Our itinerary included multiple waterfront resorts — Deerhurst, Taboo and Rocky Crest in MacTier — each with its own family-friendly summer camp vibe of swimming, hiking, kayaking and all manner of big-time water toys for kids of all ages, from inflatables and trampolines to boats that will transport you and your clubs essentially to the first tee of such golf courses as The Ridge at Manitou, a McBroom gem that inexplicably seems to fly under the radar in this golf-rich region.
But the region is rich in other ways, too. As more and more affluent Canadians are calling Muskoka home (or second home) each year, the area is quickly becoming known as Toronto’s version of The Hamptons. And that high-end lifestyle is on full display at the Bigwin Island Golf Club (shown at the beginning of this story) built on its own private island in the middle of Lake of Bays. The club itself is private, but golfers can snag a rare tee time by staying at Port Cunnington Lodge and taking a “water taxi” to the island. The golf course, designed by Doug Carrick (another prolific Canadian architect), might be one of the best combinations of dramatic water views and playable golf holes. The combination of width and wildlife make for a sublime round of golf, and that ambiance is amplified by the boat ride, especially if you make the trip back to the Lodge at sunset.
Even without the golf, Port Cunnington Lodge is worth the trip for families in search of a secluded summer-sleepaway environment that feels like it’s straight out of Amazon’s “The Marvelous Mrs. Maisel” — without all the snootiness, thankfully. Family-run and steeped in history (travelers have been visiting this spot for more than 120 years) with lots of shoreline and sandy beach, Port Cunnington offers a wide a range of accommodations from quaint cottages to full-size houses. And in keeping with our food-fueled theme, the breakfast buffet with fresh pastries is not to be missed (put a few of the cherry turnovers in your pocket for the day).
When it comes to this wonderful world of golf carved from the Canadian Shield, it’s possible Muskoka’s biggest strength is in the variety of architectural styles. McBroom and Carrick are household names when it comes to Canadian fairways, but finding gems from Garl and even a little-known track — called The Rock — designed by six-time major champion Nick Faldo makes for an interesting study in how golf courses can negotiate this jagged landscape.

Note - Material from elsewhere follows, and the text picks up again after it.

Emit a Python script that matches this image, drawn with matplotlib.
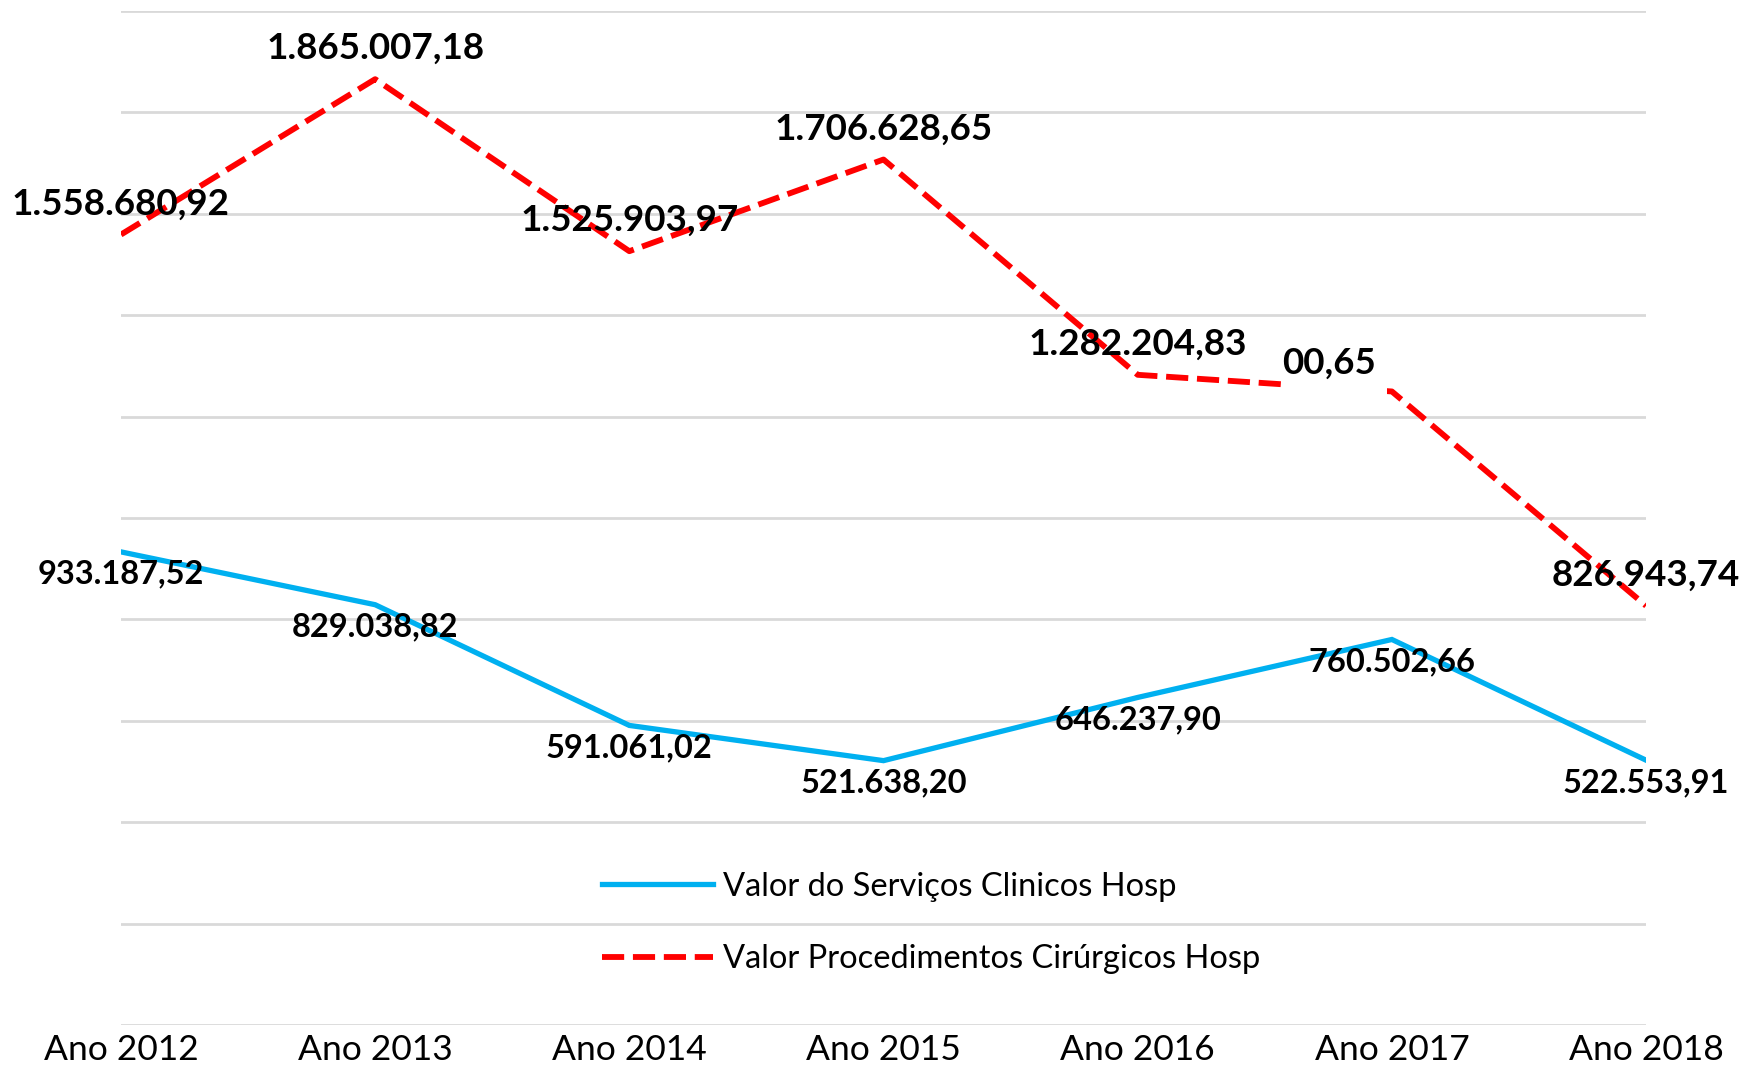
import matplotlib
matplotlib.use("Agg")
import matplotlib.pyplot as plt
from matplotlib.patches import Rectangle

categories = ["Ano 2012", "Ano 2013", "Ano 2014", "Ano 2015", "Ano 2016", "Ano 2017", "Ano 2018"]
clinicos = [933187.52, 829038.82, 591061.02, 521638.20, 646237.90, 760502.66, 522553.91]
cirurgicos = [1558680.92, 1865007.18, 1525903.97, 1706628.65, 1282204.83, 1249400.65, 826943.74]
series_names = ["Valor do Serviços Clinicos Hosp", "Valor Procedimentos Cirúrgicos Hosp"]
clinicos_labels = ["933.187,52", "829.038,82", "591.061,02", "521.638,20", "646.237,90", "760.502,66", "522.553,91"]
cirurgicos_labels = ["1.558.680,92", "1.865.007,18", "1.525.903,97", "1.706.628,65", "1.282.204,83", "00,65", "826.943,74"]

plt.rcParams['font.family'] = ['Lato', 'DejaVu Sans']

fig = plt.figure(figsize=(17.53, 10.68), dpi=100)
ax = fig.add_axes([0.069, 0.040, 0.870, 0.950])
x = list(range(len(categories)))

ax.set_xlim(0, 6)
ax.set_ylim(0, 2000000)
for v in range(0, 2000001, 200000):
    ax.axhline(v, color="#d9d9d9", lw=2.0, zorder=1)

l1, = ax.plot(x, clinicos, color="#00b0f0", lw=3.8, zorder=3, solid_joinstyle="miter")
l2, = ax.plot(x, cirurgicos, color="#ff0000", lw=4.2, zorder=3, dashes=(3.8, 1.5), dash_capstyle="butt")

# white area hiding part of the 2017 label and the line (as in the reference)
ax.add_patch(Rectangle((4.585, 1227000), 0.395, 130000, facecolor="white", edgecolor="none", zorder=4))

for i in x:
    ax.annotate(clinicos_labels[i], (i, clinicos[i]), xytext=(0, -16), textcoords="offset points",
                ha="center", va="center", fontsize=23.5, fontweight="bold", zorder=5,
                annotation_clip=False)
    if i == 5:
        ax.annotate(cirurgicos_labels[i], (4.57, cirurgicos[i]), xytext=(0, 20), textcoords="offset points",
                    ha="left", va="center", fontsize=26.5, fontweight="bold", zorder=5,
                    annotation_clip=False)
    else:
        ax.annotate(cirurgicos_labels[i], (i, cirurgicos[i]), xytext=(0, 22), textcoords="offset points",
                    ha="center", va="center", fontsize=26.5, fontweight="bold", zorder=5,
                    annotation_clip=False)

ax.set_xticks(x)
ax.set_xticklabels(categories, fontsize=25.5)
ax.tick_params(axis="x", length=0, pad=6)
ax.set_yticks([])
for s in ax.spines.values():
    s.set_visible(False)

leg = ax.legend([l1, l2], series_names, loc="center", bbox_to_anchor=(0.531, 0.101),
                frameon=False, fontsize=23.5, handlelength=3.4, handletextpad=0.3,
                labelspacing=1.3)

fig.savefig("out.png", dpi=100, facecolor="white")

Our personal introduction to the Shield was rugged in its own right as we wasted no time hammering away at Muskoka Bay, perhaps the craziest of all the courses you’ll find in Ontario. On this dramatic site that few would dare build 18 holes of golf, Carrick rose to challenge of routing the course through rocks, ridges and wetlands to create a memorable beauty. And the clifftop clubhouse with infinity pool makes this spot all the more magical.

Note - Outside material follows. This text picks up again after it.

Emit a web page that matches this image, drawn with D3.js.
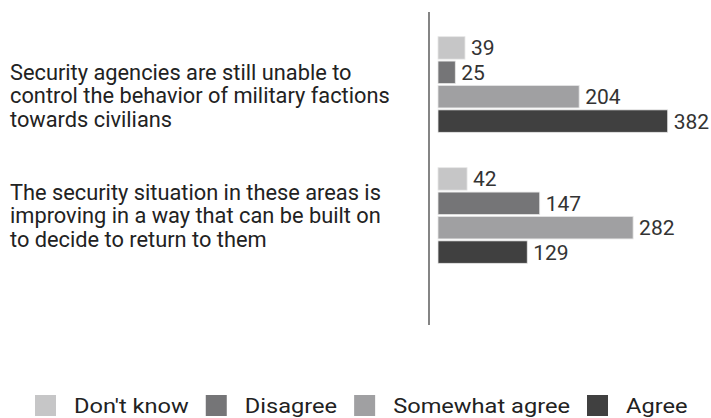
<!DOCTYPE html>
<html>
<head>
<meta charset="utf-8">
<script src="https://cdn.jsdelivr.net/npm/d3@7"></script>
<style>
  body { margin: 0; background: #fff; }
  text { font-family: Roboto, "Noto Sans", sans-serif; }
</style>
</head>
<body>
<svg id="chart" width="711" height="418"></svg>
<script>
// statements (y categories), each split in lines
const statements = [
  ["Security agencies are still unable to", "control the behavior of military factions", "towards civilians"],
  ["The security situation in these areas is", "improving in a way that can be built on", "to decide to return to them"]
];
const series = ["Don't know", "Disagree", "Somewhat agree", "Agree"];
const dontKnow = [39, 42];
const disagree = [25, 147];
const somewhatAgree = [204, 282];
const agree = [382, 129];
const colors = ["#c6c6c7", "#757577", "#a0a0a2", "#404040"];

let svg = d3.select("#chart");

let data = statements.map((s, i) => ({
    idx: i,
    lines: s,
    values: [dontKnow[i], disagree[i], somewhatAgree[i], agree[i]]
}));

let y0 = d3.scaleBand()
    .domain(d3.range(statements.length))
    .range([19, 281])
    .paddingInner(0.27)
    .paddingOuter(0.135);

let y1 = d3.scaleBand()
    .domain(series)
    .range([0, y0.bandwidth()])
    .paddingInner(0.08);

// the original axis stops short, longest bar gets cut at the edge
let x = d3.scaleLinear()
    .domain([0, 332])
    .range([438, 667.7])
    .clamp(true);

let color = d3.scaleOrdinal().domain(series).range(colors);

// axis line
svg.append("line")
    .attr("x1", 429).attr("x2", 429)
    .attr("y1", 12).attr("y2", 325)
    .attr("stroke", "#333")
    .attr("stroke-width", 1.2);

// left labels
let labelTop = [43, 32];
let lbl = svg.append("g").selectAll("text").data(data).enter().append("text")
    .attr("x", 10)
    .attr("y", d => y0(d.idx) + labelTop[d.idx])
    .attr("font-size", 21.8)
    .attr("fill", "#222");
lbl.selectAll("tspan").data(d => d.lines).enter().append("tspan")
    .attr("x", 10)
    .attr("dy", (d, i) => i === 0 ? 0 : 23.5)
    .text(d => d);

let groups = svg.append("g").selectAll("g").data(data).enter().append("g")
    .attr("transform", d => `translate(0,${y0(d.idx)})`);

groups.selectAll("rect")
    .data(d => d.values.map((v, j) => ({key: series[j], value: v})))
    .enter().append("rect")
    .attr("x", x(0))
    .attr("y", d => y1(d.key))
    .attr("width", d => x(d.value) - x(0))
    .attr("height", y1.bandwidth())
    .attr("fill", d => color(d.key))
    .attr("stroke", "#e6e6e6")
    .attr("stroke-width", 0.8);

groups.selectAll(".val")
    .data(d => d.values.map((v, j) => ({key: series[j], value: v})))
    .enter().append("text")
    .attr("class", "val")
    .attr("x", d => x(d.value) + 6)
    .attr("y", d => y1(d.key) + y1.bandwidth() / 2 + 7.5)
    .attr("font-size", 21)
    .attr("fill", "#333")
    .text(d => d.value);

// legend (text is a bit wider in the original)
let leg = svg.append("g");
let lx = 35;
series.forEach((s, i) => {
    leg.append("rect")
        .attr("x", lx).attr("y", 395)
        .attr("width", 21).attr("height", 21)
        .attr("fill", colors[i]);
    let t = leg.append("text")
        .attr("transform", `translate(${lx + 39},413) scale(1.125,1)`)
        .attr("font-size", 21)
        .attr("fill", "#222")
        .text(s);
    lx += 39 + t.node().getComputedTextLength() * 1.125 + 17;
});
</script>
</body>
</html>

Muskoka Bay is certainly a destination resort that deserves a multiple-night stay (especially with new modern villas recently built for overnight accommodations). Likewise, the golf course deserves more than one round to understand Carrick’s grand plan — and to figure out how you can conquer the challenge. If we had it to do over again, I would probably close the trip with Muskoka Bay rather than making it the kickoff course — it’s one of the more interesting feats of golf engineering I’ve ever witnessed but can be a shock to your golf system if you’re not ready for the rocky mindset it requires.
Memories are what make golf travel fun, and there are plenty to be made in Muskoka. Whether you’re looking for a waterfront vacation with a few rounds sprinkled in or you’re road-tripping with a hardcore “play as many holes as possible on the long summer days” group, you’ll find myriad options (plus ice cream and milkshakes) just a couple hours north of Toronto. And you can safely say that this stretch of Ontario, Canada, gives a new golf meaning to “rock and roll.”